## begin Source excerpt

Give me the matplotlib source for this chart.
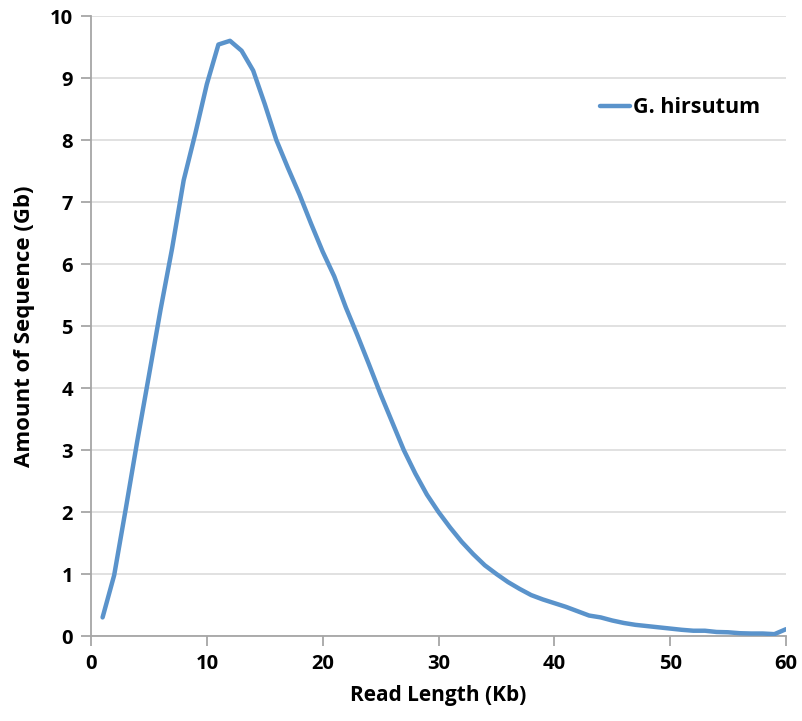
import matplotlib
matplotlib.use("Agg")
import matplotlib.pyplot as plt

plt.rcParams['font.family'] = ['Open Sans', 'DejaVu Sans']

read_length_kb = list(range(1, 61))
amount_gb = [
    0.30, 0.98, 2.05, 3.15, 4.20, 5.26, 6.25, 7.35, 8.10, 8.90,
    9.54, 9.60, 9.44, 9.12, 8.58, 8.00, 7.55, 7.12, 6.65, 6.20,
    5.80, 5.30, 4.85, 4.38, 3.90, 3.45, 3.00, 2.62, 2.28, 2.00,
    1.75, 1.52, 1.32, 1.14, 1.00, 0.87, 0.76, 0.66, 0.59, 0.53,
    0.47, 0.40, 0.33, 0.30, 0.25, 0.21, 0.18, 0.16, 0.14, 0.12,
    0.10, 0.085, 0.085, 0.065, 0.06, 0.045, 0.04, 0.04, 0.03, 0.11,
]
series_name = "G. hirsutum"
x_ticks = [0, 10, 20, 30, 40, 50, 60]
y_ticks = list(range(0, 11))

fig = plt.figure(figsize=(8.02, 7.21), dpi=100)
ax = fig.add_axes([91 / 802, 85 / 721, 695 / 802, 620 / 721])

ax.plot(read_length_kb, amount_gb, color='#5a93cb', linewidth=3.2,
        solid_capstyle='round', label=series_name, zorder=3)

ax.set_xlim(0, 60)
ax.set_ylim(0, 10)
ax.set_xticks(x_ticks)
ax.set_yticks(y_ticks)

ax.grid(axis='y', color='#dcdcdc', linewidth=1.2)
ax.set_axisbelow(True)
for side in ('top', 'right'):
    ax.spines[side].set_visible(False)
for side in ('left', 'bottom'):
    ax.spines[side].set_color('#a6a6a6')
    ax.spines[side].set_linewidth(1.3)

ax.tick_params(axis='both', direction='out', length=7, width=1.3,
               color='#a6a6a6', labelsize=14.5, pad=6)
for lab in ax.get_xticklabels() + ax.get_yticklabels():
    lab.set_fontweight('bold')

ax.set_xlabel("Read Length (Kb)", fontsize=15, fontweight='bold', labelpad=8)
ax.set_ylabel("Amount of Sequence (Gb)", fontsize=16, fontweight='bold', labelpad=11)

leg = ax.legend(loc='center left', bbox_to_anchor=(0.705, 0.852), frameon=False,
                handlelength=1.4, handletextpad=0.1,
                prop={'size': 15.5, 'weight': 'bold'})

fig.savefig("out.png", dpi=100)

## end Source excerpt

Required task
Your answer should be a single number: the count of lines holding the word "matplotlib".

Solution for this task
4